(Plotting code records)

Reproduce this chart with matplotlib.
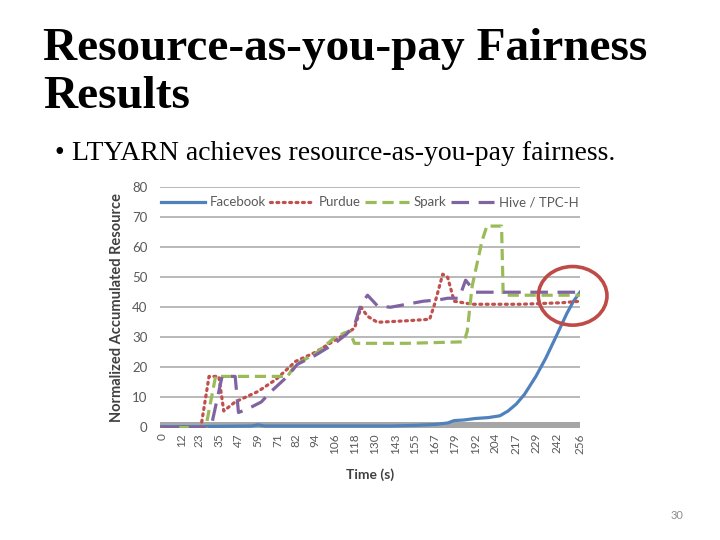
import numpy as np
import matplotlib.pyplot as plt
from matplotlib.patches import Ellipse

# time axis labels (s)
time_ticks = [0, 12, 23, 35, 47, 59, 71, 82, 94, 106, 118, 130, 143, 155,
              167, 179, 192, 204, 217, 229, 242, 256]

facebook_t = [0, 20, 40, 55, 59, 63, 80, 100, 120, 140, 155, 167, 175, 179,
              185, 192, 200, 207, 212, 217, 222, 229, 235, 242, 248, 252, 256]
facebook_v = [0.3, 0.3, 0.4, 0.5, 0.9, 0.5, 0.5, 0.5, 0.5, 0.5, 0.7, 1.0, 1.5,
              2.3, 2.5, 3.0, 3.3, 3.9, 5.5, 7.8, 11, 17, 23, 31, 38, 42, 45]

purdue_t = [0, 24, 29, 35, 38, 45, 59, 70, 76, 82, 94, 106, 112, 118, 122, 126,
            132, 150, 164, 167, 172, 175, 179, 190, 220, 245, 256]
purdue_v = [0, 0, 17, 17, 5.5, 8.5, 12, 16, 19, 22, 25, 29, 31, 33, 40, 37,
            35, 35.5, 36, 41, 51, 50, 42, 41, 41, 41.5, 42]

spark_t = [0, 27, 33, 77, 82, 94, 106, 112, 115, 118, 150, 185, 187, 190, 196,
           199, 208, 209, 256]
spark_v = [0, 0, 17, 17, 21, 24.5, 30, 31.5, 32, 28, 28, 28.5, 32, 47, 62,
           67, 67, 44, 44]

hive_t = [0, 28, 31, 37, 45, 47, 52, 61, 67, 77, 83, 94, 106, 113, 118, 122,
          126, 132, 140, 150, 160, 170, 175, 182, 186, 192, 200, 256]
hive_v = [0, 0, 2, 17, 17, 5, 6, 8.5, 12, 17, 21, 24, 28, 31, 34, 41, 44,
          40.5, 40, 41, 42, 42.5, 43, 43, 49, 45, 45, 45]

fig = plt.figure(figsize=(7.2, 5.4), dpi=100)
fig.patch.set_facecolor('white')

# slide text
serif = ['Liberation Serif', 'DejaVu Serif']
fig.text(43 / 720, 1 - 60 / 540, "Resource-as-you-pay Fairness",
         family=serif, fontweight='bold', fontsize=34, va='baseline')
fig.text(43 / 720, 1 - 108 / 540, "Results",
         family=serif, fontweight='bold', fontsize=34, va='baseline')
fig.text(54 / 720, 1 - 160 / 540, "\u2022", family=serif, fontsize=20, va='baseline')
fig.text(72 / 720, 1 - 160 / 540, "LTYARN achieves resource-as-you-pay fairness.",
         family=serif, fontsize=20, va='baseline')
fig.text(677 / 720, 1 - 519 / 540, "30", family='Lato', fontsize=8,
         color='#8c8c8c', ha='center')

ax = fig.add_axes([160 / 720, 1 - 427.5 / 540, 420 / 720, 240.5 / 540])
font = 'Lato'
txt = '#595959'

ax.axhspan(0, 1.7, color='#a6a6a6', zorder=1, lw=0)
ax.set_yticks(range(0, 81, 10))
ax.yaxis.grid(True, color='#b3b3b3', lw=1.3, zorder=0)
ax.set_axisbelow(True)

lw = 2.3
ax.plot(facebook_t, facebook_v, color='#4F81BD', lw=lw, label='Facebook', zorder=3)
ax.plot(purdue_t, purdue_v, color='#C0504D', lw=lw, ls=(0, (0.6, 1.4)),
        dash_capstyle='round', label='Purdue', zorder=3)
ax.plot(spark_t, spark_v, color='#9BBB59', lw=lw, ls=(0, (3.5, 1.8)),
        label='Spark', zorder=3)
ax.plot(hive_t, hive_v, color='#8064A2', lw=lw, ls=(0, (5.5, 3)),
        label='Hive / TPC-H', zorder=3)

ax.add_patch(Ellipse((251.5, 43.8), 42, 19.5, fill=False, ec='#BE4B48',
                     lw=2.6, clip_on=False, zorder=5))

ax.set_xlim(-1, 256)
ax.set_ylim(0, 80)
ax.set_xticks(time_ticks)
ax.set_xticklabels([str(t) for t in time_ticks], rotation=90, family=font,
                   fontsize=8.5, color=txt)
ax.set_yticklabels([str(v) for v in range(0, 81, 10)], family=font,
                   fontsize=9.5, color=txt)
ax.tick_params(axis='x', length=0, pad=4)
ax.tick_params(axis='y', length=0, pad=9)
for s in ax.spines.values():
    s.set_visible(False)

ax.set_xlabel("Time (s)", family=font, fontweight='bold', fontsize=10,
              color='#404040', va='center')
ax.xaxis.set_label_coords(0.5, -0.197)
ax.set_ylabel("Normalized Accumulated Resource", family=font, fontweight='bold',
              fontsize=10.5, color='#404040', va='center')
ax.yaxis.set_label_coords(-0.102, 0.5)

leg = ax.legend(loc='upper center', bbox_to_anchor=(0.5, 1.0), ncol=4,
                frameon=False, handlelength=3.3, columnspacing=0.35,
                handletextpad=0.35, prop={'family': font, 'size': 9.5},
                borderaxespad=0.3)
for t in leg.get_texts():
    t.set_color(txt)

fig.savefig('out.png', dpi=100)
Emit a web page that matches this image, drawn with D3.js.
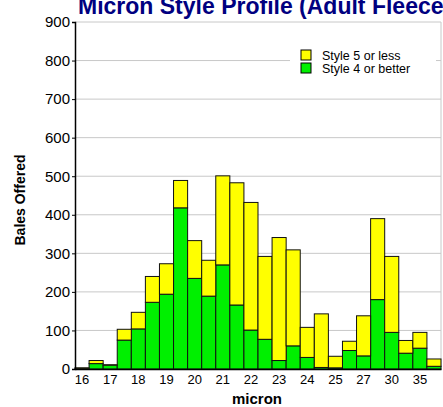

Directive: Report each line of the material above where the word "this" appears.

Written solution:
Reproduce this chart with matplotlib.
Emit a web page that matches this image, drawn with D3.js.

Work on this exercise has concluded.